Era già universalmente noto come le società del candidato repubblicano alla Casa Bianca fossero pesantemente indebitate. La novità di oggi, però, è che l'entità dei debiti è decisamente superiore a quanto si riteneva, praticamente il doppio.
Lo rivela in un articolo il New York Times, secondo il quale sulle imprese di Trump gravano debiti per un ammontare complessivo di 650 milioni di dollari, pari a 573 milioni di euro.
Nel maggio scorso "The Donald" aveva dichiarato che le sue attività erano indebitate per 315 milioni di dollari nei confronti di una ristretta cerchia di finanziatori e di essere socio di oltre 500 società a responsabilità limitata. Lo aveva fatto riempiendo un questionario federale e rispondendo, in realtà correttamente, ai quesiti posti. Il fatto è che le domande erano state pensate per candidati con attività finanziarie e imprenditoriali strutturalmente molto più semplici di quelle di Trump e di quanti operano nel mercato immobiliare.
Il quotidiano di New York ha incaricato dell'indagine una società specializzata che ha analizzato i dati, accessibili pubblicamente, di 30 imprese del candidato repubblicano.
Durante i suoi interventi in campagna elettorale, Trump non manca mai di vantarsi dei suoi successi imprenditoriali, ma delle sue finanze fino ad oggi poco si era riusciti a sapere concretamente.

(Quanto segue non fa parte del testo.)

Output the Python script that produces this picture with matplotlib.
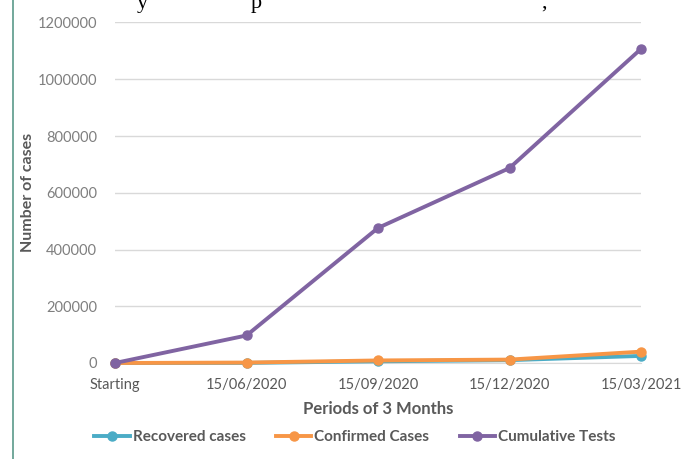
import matplotlib
matplotlib.use('Agg')
import matplotlib.pyplot as plt
from matplotlib.lines import Line2D
from matplotlib.ticker import FuncFormatter

# Data
periods = ['Starting', '15/06/2020', '15/09/2020', '15/12/2020', '15/03/2021']
recovered_cases = [0, 300, 6000, 10000, 25000]
confirmed_cases = [0, 1500, 9000, 12000, 40000]
cumulative_tests = [0, 97000, 476000, 687000, 1107000]

series_names = ['Recovered cases', 'Confirmed Cases', 'Cumulative Tests']
series_colors = ['#4bacc6', '#f79646', '#8064a2']

plt.rcParams['font.family'] = ['Lato', 'DejaVu Sans']

fig = plt.figure(figsize=(6.81, 4.59), dpi=100)
ax = fig.add_axes([115 / 681, 96 / 459, 526 / 681, 340.5 / 459])

x = list(range(len(periods)))
for values, name, color in zip([recovered_cases, confirmed_cases, cumulative_tests],
                               series_names, series_colors):
    ax.plot(x, values, color=color, lw=2.8, marker='o', markersize=6.5,
            label=name, solid_capstyle='round', clip_on=False, zorder=3)

ax.set_xlim(0, len(periods) - 1)
ax.set_ylim(0, 1200000)
ax.set_yticks(range(0, 1200001, 200000))
ax.yaxis.set_major_formatter(FuncFormatter(lambda v, pos: f'{int(v)}'))
ax.set_xticks(x)
ax.set_xticklabels(periods)

# Excel-like styling
ax.grid(axis='y', color='#d9d9d9', lw=1)
ax.set_axisbelow(True)
for side in ['top', 'right', 'left']:
    ax.spines[side].set_visible(False)
ax.spines['bottom'].set_color('#d9d9d9')
ax.tick_params(axis='both', length=0, labelsize=10.5, colors='#595959')
ax.tick_params(axis='y', pad=13, labelcolor='#7f7f7f')
ax.tick_params(axis='x', pad=11)

ax.set_xlabel('Periods of 3 Months', fontsize=12, fontweight='bold', color='#595959', labelpad=6)
ax.set_ylabel('Number of cases', fontsize=11.5, fontweight='bold', color='#595959', labelpad=2)

handles = [Line2D([], [], color=c, lw=2.8, marker='o', markersize=6.5) for c in series_colors]
fig.legend(handles, series_names, loc='center', bbox_to_anchor=(355 / 681, 1 - 437 / 459),
           ncol=3, frameon=False, handlelength=2.3, handletextpad=0.2,
           columnspacing=2.0, prop={'weight': 'bold', 'size': 11},
           labelcolor='#595959')

# page decoration from the source document: left rule and clipped caption above
fig.add_artist(Line2D([13 / 681, 13 / 681], [0, 1], color='#5a9a8a', lw=1.2))
for xpos, ch in [(137, 'y'), (251, 'p'), (541, ',')]:
    fig.text(xpos / 681, 1 - 8 / 459, ch, family='Liberation Serif', fontsize=16,
             va='baseline', ha='left', color='black')

fig.savefig('out.png', dpi=100)
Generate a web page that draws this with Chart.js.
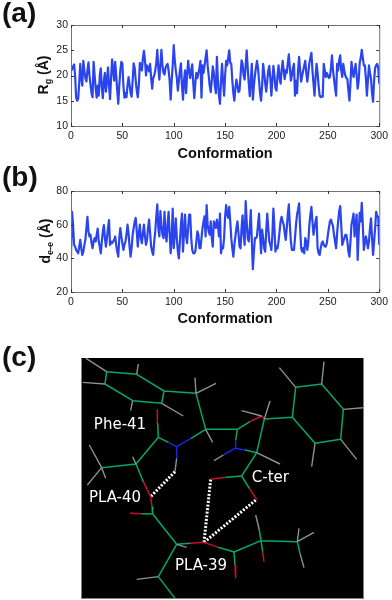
<!DOCTYPE html>
<html>
<head>
<meta charset="utf-8">
<script src="https://cdn.jsdelivr.net/npm/chart.js@4/dist/chart.umd.min.js"></script>
<style>
	html,body {margin:0; padding:0; background:#ffffff; overflow:hidden;}
	canvas {position:absolute; left:0;}
	.panelTag {position:absolute; left:2px; font:bold 28px "Liberation Sans"; color:#111111; line-height:32px;}
</style>
</head>
<body>
<canvas id="chartA" width="392" height="165" style="top:0px"></canvas>
<canvas id="chartB" width="392" height="165" style="top:165px"></canvas>
<canvas id="chartC" width="392" height="242" style="top:358px"></canvas>
<div class="panelTag" style="top:-3px">(a)</div>
<div class="panelTag" style="top:161px">(b)</div>
<div class="panelTag" style="top:341px">(c)</div>
<script>
/* =========================== DATA =========================== */
var xTickValues = [0,50,100,150,200,250,300];
var rgTickValues = [10,15,20,25,30];
var deeTickValues = [20,40,60,80];
var xAxisTitle = "Conformation";

var rgValues = [
	21,21.2,21.8,22.2,20,15.6,15,15.4,18.5,22.3,
	19.5,18,22.9,21,19.5,18.8,21,22.6,20,18.2,
	16.5,15.7,22.7,20,17.5,15.6,18,16,20,21.4,
	17.5,15.5,19,20.5,16.8,19,21.6,18,15.3,19.5,
	23.2,21,19,22.7,20,17,14.4,18,21,22.7,
	22.4,18,15.6,16.5,15.7,18,19.7,18.2,16.5,15.8,
	19,22.4,21.5,19,17,15.7,18,22.5,22,21,
	23.5,24.9,23,20,22,21.5,20.8,22.3,19.5,17.4,
	19.5,20,21,22.5,25.1,21.5,19.2,22,25.1,22,
	20.5,20.2,21.5,22,22.3,21,19,15.2,19,22,
	26,23,21,19.5,17,19,21,22.4,18,15.2,
	19,21,16.5,20,22.9,21,19.5,21,22.2,18.5,
	15.5,18.5,20.5,19.5,20.5,21.5,22.9,15.6,22,20.5,
	22,23.5,25,22,20,18,16.7,19,21.8,20.5,
	18,16.5,23.7,19,16,14.4,19,22.3,19,16,
	20,22.9,22,23.5,25,22.5,22.3,19,16.5,15,
	17.5,19.2,18,16.7,17,20,23,22.3,20,19.2,
	22,25,21.5,18.5,15.9,19,22.3,15.2,18,20,
	21.5,22.9,21.5,19,16.5,15,18,22.3,20.5,18.5,
	16.8,19,21,21.9,19.5,16,19,21.9,20,17.5,
	17,20,22,19.5,18.4,21,22.9,21,19.3,21,
	20.5,22.5,24.2,21.5,19,20,21.5,22.3,16,19,
	16.5,21,23.7,21,18.8,20,21,22,22.9,20.5,
	18.8,20.5,22.5,23.5,24.5,21,18.5,16,19.5,22.3,
	20.5,18,16,15.7,15.9,15.8,22.3,21,19.7,20.5,
	20,19.5,19.7,21.5,24,21,19.3,17.5,16,22.3,
	21,23,24,21,19.7,22.3,21,20,19.5,19.3,
	17,15,18.5,22.7,21,19.7,21,22.3,20,17.4,
	19,22.5,23.5,25.1,23.5,22,22,19.5,16,19,
	22,20.5,19.3,16.5,14.8,19,21.5,22,22.3,21.5,
	18.4
];

var deeValues = [
	41.7,67.6,60,48,47,45,44,43,47,51,
	46,42,44,48,51,58,64.7,56,53,54,
	49,46,50,52,50,54,57.7,50,47,43,
	50,56,59.7,52,47,52,58,62.7,48,50,
	49,50,51,53,48,44,41,52,58,53,
	49,45,48,50,54,60,55,47,41,46,
	54,58,62,64,56,47,55,60,52,49,
	55,60,53,48,51,58,63,55,47,44,
	42,50,56,65,72,58,53,68,60,54,
	52,67.6,55,50,60,67.6,55,43,52,69.6,
	46,54,63.7,52,44,40,50,60,66.6,44,
	55,66,53,49,58,66,66,52,45,43,
	43,44,50,56,54,46,46,52,58,62,
	65,53,71.6,60,56,54,62,52,47,62,
	60,58,63,60,53,66.6,43,47,46,52,
	65,71.6,66,64,70.6,62,52,46,41,48,
	53,58,62,55,47,46,58,65.6,54,48,
	74,62,52,50,58,68.6,50,33.6,44,52,
	52,53,60,66.6,54,43,57,52,46,44,
	56,66.6,58,50,48,45,54,69.6,58,44,
	47,46,50,56,62,64.7,62,60,55,51,
	58,66,72,60,50,45,45,45,52,60,
	66,69,72.6,58,46,44,46,43,52,50,
	45,50,60,66,70.6,62,54,58,62,64.7,
	46,43,42,46,49,50,48,47,47,49,
	54,58,62,63,61,59,54,50,46,55,
	62,68,71,60,48,50,52,54,54,50,
	44,41,50,60,63,66.6,53,60,66,39,
	55,67,62,73,60,45,49,53,50,46,
	50,58,63.7,52,42,50,58,67.6,65,64.7,
	48
];

// panel (c), bonds as x1,y1,x2,y2 in the units of the hidden axes
var greenBonds = [
	[74,41,164,49],[164,49,246,99],[246,99,239,136],[239,136,152,128],[152,128,69,78],[69,78,74,41],
	[246,99,342,106],[342,106,371,214],[371,214,466,214],[371,214,327,241],[259,253,229,238],[229,238,227,196],
	[229,238,162,318],[162,318,59,329],[162,318,184,371],[210,445,212,468],[212,468,179,467],[212,468,284,559],
	[284,559,324,556],[409,568,456,582],[284,559,229,656],[229,656,279,721],[432,358,479,354],[479,354,502,391],
	[479,354,524,284],[524,284,489,276],[461,246,466,214],[466,214,504,191],[547,183,524,284],[547,183,631,178],
	[631,178,641,88],[641,88,719,78],[719,78,784,154],[784,154,776,244],[776,244,699,256],[699,256,631,178],
	[456,582,537,548],[537,548,646,551],[646,551,654,586],[537,548,532,516],[537,548,542,581],[456,582,459,621]
];
var redBonds = [
	[227,196,226,154],[184,371,206,416],[206,416,210,445],[179,467,144,466],[324,556,366,553],[366,553,409,568],
	[386,364,432,358],[502,391,524,424],[504,191,539,174],[539,174,547,183],[542,581,546,611],[459,621,461,661]
];
var blueBonds = [
	[327,241,284,266],[284,266,259,253],[284,266,284,301],[489,276,459,271],[459,271,461,246],[459,271,424,291]
];
var greyBonds = [
	[12,1,74,41],[2,73,69,78],[169,18,164,49],[152,128,146,158],[239,136,304,174],[342,106,339,59],[342,106,402,76],
	[371,214,392,253],[284,559,314,568],[229,656,164,664],[162,318,152,296],[59,329,22,261],[59,329,71,361],[59,329,16,381],
	[284,301,279,341],[424,291,396,308],[524,284,594,318],[539,174,479,158],[547,183,564,129],[641,88,592,29],
	[719,78,726,11],[784,154,844,149],[776,244,824,304],[699,256,689,326],[646,551,696,523],[646,551,651,511],
	[654,586,666,629],[532,516,521,471]
];
var hydrogenBonds = [
	[279,341,206,416],[366,553,386,364],[366,553,524,424]
];
var atomLabelNames = ["Phe-41","PLA-40","PLA-39","C-ter"];
var atomLabelX = [114,99,357,565];
var atomLabelY = [201,421,624,361];

/* =========================== PLUGINS =========================== */
// matlab style box: frame and small inward ticks on all four sides
var boxPlugin =
{
	id:'matlabBox',
	afterDatasetsDraw:function(chart)
	{
		var ctx = chart.ctx, area = chart.chartArea, tick = 3;
		ctx.save();
		ctx.strokeStyle = '#66757f';
		ctx.lineWidth = 1;
		ctx.strokeRect(area.left+0.5,area.top+0.5,area.right-area.left,area.bottom-area.top);
		ctx.strokeStyle = '#333333';
		ctx.beginPath();
		chart.scales.x.ticks.forEach(function(t)
		{
			var px = Math.round(chart.scales.x.getPixelForValue(t.value))+0.5;
			ctx.moveTo(px,area.bottom); ctx.lineTo(px,area.bottom-tick);
			ctx.moveTo(px,area.top); ctx.lineTo(px,area.top+tick);
		});
		chart.scales.y.ticks.forEach(function(t)
		{
			var py = Math.round(chart.scales.y.getPixelForValue(t.value))+0.5;
			ctx.moveTo(area.left,py); ctx.lineTo(area.left+tick,py);
			ctx.moveTo(area.right,py); ctx.lineTo(area.right-tick,py);
		});
		ctx.stroke();
		ctx.restore();
	}
};

// y title with subscript, Chart.js axis titles can not do this
function subTitlePlugin(mainText,subText,restText,centerX,centerY)
{
	return {
		id:'subTitle',
		afterDraw:function(chart)
		{
			var ctx = chart.ctx;
			var mainFont = 'bold 14px "Liberation Sans"', subFont = 'bold 9px "Liberation Sans"';
			ctx.save();
			ctx.font = mainFont;
			var w1 = ctx.measureText(mainText).width, w3 = ctx.measureText(restText).width;
			ctx.font = subFont;
			var w2 = ctx.measureText(subText).width;
			ctx.translate(centerX,centerY);
			ctx.rotate(-Math.PI/2);
			ctx.fillStyle = '#111111';
			ctx.textBaseline = 'alphabetic';
			var start = -(w1+w2+w3)/2;
			ctx.font = mainFont;
			ctx.fillText(mainText,start,5);
			ctx.font = subFont;
			ctx.fillText(subText,start+w1,8);
			ctx.font = mainFont;
			ctx.fillText(restText,start+w1+w2,5);
			ctx.restore();
		}
	};
}

/* =========================== TRACE CHARTS =========================== */
function TraceChartCreator(canvasId,series,yTicks,paddingTop,xAxisHeight,titlePlugin)
{
	var TickFont = {family:'"Liberation Sans"',size:10.5};
	return new Chart(document.getElementById(canvasId),{
		type:'line',
		data:{
			datasets:[{
				data:series.map(function(v,i){return {x:i,y:v};}),
				borderColor:'#2b45ee',
				borderWidth:2.2,
				pointRadius:0,
				tension:0,
				borderJoinStyle:'round'
			}]
		},
		options:{
			responsive:false,
			animation:false,
			events:[],
			layout:{padding:{top:paddingTop,right:11,left:0,bottom:0}},
			plugins:{legend:{display:false},tooltip:{enabled:false}},
			scales:{
				x:{
					type:'linear',min:xTickValues[0],max:xTickValues[xTickValues.length-1],
					grid:{display:false,drawTicks:false},border:{display:false},
					afterBuildTicks:function(s){s.ticks = xTickValues.map(function(v){return {value:v};});},
					afterFit:function(s){s.height = xAxisHeight;},
					ticks:{autoSkip:false,maxRotation:0,padding:4,color:'#1a1a1a',font:TickFont},
					title:{display:true,text:xAxisTitle,color:'#111111',padding:{top:0,bottom:2},font:{family:'"Liberation Sans"',size:14.5,weight:'bold'}}
				},
				y:{
					min:yTicks[0],max:yTicks[yTicks.length-1],
					grid:{display:false,drawTicks:false},border:{display:false},
					afterBuildTicks:function(s){s.ticks = yTicks.map(function(v){return {value:v};});},
					afterFit:function(s){s.width = 71;},
					ticks:{autoSkip:false,padding:3,color:'#1a1a1a',font:TickFont}
				}
			}
		},
		plugins:[boxPlugin,titlePlugin]
	});
}

TraceChartCreator('chartA',rgValues,rgTickValues,25,39,subTitlePlugin('R','g',' (Å)',43,75));
TraceChartCreator('chartB',deeValues,deeTickValues,26,38,subTitlePlugin('d','e-e',' (Å)',45,76));

/* =========================== MOLECULE PANEL =========================== */
function bondPoints(bonds)
{
	var points = [];
	bonds.forEach(function(b)
	{
		points.push({x:b[0],y:b[1]},{x:b[2],y:b[3]},{x:b[2],y:null});
	});
	return points;
}

function bondDataset(bonds,color,width,dash)
{
	return {data:bondPoints(bonds),borderColor:color,borderWidth:width,borderDash:dash||[],showLine:true,pointRadius:0,tension:0,spanGaps:false};
}

var blackBackground =
{
	id:'blackBackground',
	beforeDraw:function(chart)
	{
		var area = chart.chartArea;
		chart.ctx.save();
		chart.ctx.fillStyle = '#000000';
		chart.ctx.fillRect(area.left,area.top,area.right-area.left,area.bottom-area.top);
		chart.ctx.strokeStyle = '#808080';
		chart.ctx.strokeRect(area.left-0.5,area.top-0.5,area.right-area.left+1,area.bottom-area.top+1);
		chart.ctx.restore();
	},
	afterDraw:function(chart)
	{
		var ctx = chart.ctx;
		ctx.save();
		ctx.fillStyle = '#ffffff';
		ctx.font = '15px "DejaVu Sans"';
		ctx.textAlign = 'center';
		ctx.textBaseline = 'middle';
		atomLabelNames.forEach(function(name,i)
		{
			ctx.fillText(name,chart.scales.x.getPixelForValue(atomLabelX[i]),chart.scales.y.getPixelForValue(atomLabelY[i]));
		});
		ctx.restore();
	}
};

new Chart(document.getElementById('chartC'),{
	type:'scatter',
	data:{
		datasets:[
			bondDataset(greyBonds,'#8b9294',1.4),
			bondDataset(greenBonds,'#05a866',1.5),
			bondDataset(redBonds,'#c8102a',1.5),
			bondDataset(blueBonds,'#1428d8',1.5),
			bondDataset(hydrogenBonds,'#ffffff',3,[2,1.6])
		]
	},
	options:{
		responsive:false,
		animation:false,
		events:[],
		layout:{padding:{left:82,right:29,top:0,bottom:2}},
		plugins:{legend:{display:false},tooltip:{enabled:false}},
		scales:{
			x:{type:'linear',display:false,min:0,max:843},
			y:{type:'linear',display:false,reverse:true,min:0,max:720}
		}
	},
	plugins:[blackBackground]
});
</script>
</body>
</html>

Nonostante in molti anche del suo stesso partito, gli abbiano di chiesto di rendere pubblica la sua dichiarazione dei redditi o di sottoporre ad un auditing indipendente il suo patrimonio, lui si è sempre rifiutato. Patrimonio che il magnate dichiara pubblicamente essere di oltre 10 miliardi di dollari (8,8 miliardi di euro), ma che le riviste Forbes e Fortune, oltre a Bloomberg, hanno valutato essere non superiore ai 5 miliardi.
Oltre ai 650 milioni di dollari di debiti, il New York Times ha scoperto che gran parte della sua "ricchezza" la deve al fatto di essere socio di minoranza in tre società, indebitate per altri due miliardi di dollari. Secondo quanto sostenuto dalla Trump Organization, il miliardario non figura come garante e, quindi, non sarebbe chiamato a rispondere in caso di fallimento, tuttavia i suoi investimenti ne risentirebbero pesantemente.
Uno di questi riguarda un grattacielo per uffici a New York, al numero 1290 di Avenue of Americas, vicino al Rockfeller Center, di proprietà di tre società denominate HWA 1290 III LLC, HWA 1290 IV LLC e HWA 1290 V LLC, a loro volta possedute da tre società di cui è socio Trump, che, alla fine, risulta proprietario del 30% dell'immobile.
Per questo edificio le tre HWA, tutte società a responsabilità limitata (LLC equivale a srl) hanno ricevuto un prestito di 950 milioni di dollari da quattro finanziatori: Deutsche Bank, USB, Goldman Sachs e Bank of China.
Quest'ultima è una delle più grosse banche del paese asiatico, che "The Donald", in campagna elettorale, ha ripetutamente additato come il nemico numero uno degli Stati Uniti in campo economico.
Fra chi ha elargito il prestito figura anche la Goldman Sachs, una banca che Trump ha sempre detto controllare la Clinton, dopo averla finanziata con 675 mila dollari sotto forma di compensi per alcune conferenze.
La preoccupazione espressa dal New York Times è la stessa che, qui in Italia, ci ha accompagnato per vent'anni: il conflitto d'interessi. Se diventerà presidente, Trump dovrà prendere decisioni, soprattutto in materia monetaria e fiscale, che finiranno in un modo o nell'altro per avere effetti sul suo impero finanziario, e si troverà a negoziare con paesi, con cui è in affari.
Ma il nostro immobiliarista ha già la soluzione pronta e noi già l'abbiamo conosciuta. Se sarà eletto presidente saranno i suoi figli a gestire le aziende di famiglia. Il quotidiano non nasconde le sue forti perplessità, ricordando come in America sia consuetudine per i presidenti quella di affidare il loro patrimonio ad un blind trust, che sostituisce i beni originali con altri. Il proprietario non sa di cosa si tratta e le sue decisioni non potranno esserne influenzate.
E' improbabile, dice il giornale, che i figli di Trump facciano qualcosa del genere.
Ma anche se i beni fossero affidati ad un blind trust senza venderli, le cose non cambierebbero molto, sarebbe "come mettere un orologio d'oro in una scatola, facendo finta di non sapere cosa c'è dentro", citando le parole di un giurista riportate dal quotidiano.